Date of this Version

Spring 1998

Citation

Great Plains Quarterly Vol. 18, No. 2, Spring 1998, pp. 164.

Comments

Copyright 1998 by the Center for Great Plains Studies, University of Nebraska-Lincoln

Abstract

In Plain Pictures, Joni Kinsey argues that the depiction of the Plains and prairies has been a matter of accommodation from the time that Euro-American artists first ventured into the West. The prairie's lack of trees, natural and man-made landmarks, and high places from which to view the landscape made it an almost impossible subject for early nineteenthcentury painters. They introduced compositional elements and stylistic conventions into their prairie pictures to make them conform to generally accepted notions of beauty, even as they struggled to find pictorial forms appropriate to the Plains' undifferentiated spaces and low horizons. This process of adaptation extended to modifications in the actual landscape, as white settlers altered the prairies to accord with their esthetic preferences as well as their economic needs.

Kinsey quotes copiously from nineteenthand twentieth-century commentators on the prairies and Plains, most of whom described the region as a desolate wasteland or, conversely, a limitless garden promising spiritual freedom and infinite opportunity. Despite the frequent hyperbole of such statements, the seemingly contradictory positions they represent are not entirely unreasonable, given the dramatic difference between the arid lands west of the 100th meridian and the relatively wellwatered eastern prairies.

These polarized attitudes affected the pictorial expression of generation after generation of artists, as Kinsey demonstrates in an impressive array of prairie pictures ranging from the 1830s to the present. She notes the merits of these paintings and has intelligent things to say about all of them. One gets the impression that in her view, however, most artists failed to capture the essential character of the prairies, compromised as they were by their adherence to aesthetic theory, the influence exerted by their patrons, and prevailing cultural attitudes.

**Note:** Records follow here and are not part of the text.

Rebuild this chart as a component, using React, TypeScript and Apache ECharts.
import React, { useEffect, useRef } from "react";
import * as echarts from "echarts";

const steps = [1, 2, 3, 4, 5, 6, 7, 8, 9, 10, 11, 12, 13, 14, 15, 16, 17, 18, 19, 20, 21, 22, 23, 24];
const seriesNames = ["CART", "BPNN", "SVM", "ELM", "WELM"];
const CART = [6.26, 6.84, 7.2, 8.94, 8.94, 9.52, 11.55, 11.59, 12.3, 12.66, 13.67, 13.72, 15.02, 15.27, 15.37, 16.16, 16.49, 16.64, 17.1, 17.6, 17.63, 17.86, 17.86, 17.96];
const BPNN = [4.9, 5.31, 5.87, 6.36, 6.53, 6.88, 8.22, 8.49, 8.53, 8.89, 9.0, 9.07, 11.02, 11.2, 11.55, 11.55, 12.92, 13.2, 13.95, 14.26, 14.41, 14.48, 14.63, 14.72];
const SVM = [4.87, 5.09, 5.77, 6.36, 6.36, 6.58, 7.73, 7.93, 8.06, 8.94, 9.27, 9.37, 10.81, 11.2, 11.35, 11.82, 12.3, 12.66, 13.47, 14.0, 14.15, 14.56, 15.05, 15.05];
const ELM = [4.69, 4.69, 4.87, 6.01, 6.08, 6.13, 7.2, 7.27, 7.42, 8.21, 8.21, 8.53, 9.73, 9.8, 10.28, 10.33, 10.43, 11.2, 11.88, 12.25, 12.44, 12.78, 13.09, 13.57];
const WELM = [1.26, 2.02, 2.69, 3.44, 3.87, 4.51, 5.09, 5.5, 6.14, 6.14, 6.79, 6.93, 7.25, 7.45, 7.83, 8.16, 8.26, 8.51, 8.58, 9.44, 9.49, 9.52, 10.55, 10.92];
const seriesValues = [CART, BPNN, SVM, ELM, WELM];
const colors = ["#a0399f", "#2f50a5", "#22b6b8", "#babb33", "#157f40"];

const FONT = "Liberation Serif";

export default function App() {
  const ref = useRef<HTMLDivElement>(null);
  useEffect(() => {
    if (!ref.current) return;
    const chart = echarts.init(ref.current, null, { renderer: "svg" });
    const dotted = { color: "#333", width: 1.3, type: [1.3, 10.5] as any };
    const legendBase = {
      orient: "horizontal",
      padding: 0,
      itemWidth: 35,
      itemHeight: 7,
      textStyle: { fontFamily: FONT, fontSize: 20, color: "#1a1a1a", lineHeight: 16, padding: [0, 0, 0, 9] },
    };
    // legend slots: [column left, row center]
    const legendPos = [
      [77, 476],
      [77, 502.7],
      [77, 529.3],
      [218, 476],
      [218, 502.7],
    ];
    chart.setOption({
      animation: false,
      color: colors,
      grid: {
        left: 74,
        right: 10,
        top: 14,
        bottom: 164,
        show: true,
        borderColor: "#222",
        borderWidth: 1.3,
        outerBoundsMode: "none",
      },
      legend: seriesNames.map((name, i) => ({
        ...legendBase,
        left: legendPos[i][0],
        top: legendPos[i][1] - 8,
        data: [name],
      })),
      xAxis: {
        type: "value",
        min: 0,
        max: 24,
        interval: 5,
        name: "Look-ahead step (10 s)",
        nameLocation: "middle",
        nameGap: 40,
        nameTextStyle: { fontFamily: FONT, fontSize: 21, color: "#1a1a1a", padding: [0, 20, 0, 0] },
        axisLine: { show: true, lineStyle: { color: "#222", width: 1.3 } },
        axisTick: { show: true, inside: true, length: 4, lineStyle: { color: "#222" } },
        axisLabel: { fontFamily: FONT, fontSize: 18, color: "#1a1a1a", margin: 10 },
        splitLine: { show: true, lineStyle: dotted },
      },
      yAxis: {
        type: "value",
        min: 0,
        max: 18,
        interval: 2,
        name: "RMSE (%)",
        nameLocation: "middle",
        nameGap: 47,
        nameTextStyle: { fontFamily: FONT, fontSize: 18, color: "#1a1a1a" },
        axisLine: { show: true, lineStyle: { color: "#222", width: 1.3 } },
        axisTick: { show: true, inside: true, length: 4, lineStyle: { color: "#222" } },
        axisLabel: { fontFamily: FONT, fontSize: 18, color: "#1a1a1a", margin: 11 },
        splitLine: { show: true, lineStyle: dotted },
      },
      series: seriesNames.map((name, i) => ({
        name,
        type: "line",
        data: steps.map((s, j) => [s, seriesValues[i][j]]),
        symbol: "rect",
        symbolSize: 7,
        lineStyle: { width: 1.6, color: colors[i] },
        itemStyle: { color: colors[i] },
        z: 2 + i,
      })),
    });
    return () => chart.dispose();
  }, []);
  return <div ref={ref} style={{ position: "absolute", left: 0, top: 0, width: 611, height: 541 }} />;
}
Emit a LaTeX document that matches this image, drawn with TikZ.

Kinsey reserves her greatest enthusiasm for today's artists of the Plains, who have "begun to grasp the complexity of the prairie environment and appreciate the landscape in its purest form." Their paintings are indeed spectacular and may well represent contemporary American landscape art at its best, but they are just as much a reflection of the mood of the late twentieth century as Alfred Jacob Miller's pictures are of the values of the Romantic period.

One could argue with a few of Kinsey's interpretations and point out an error of fact or two, but such quibbles are eclipsed by the valuable contribution to American art history she has made here.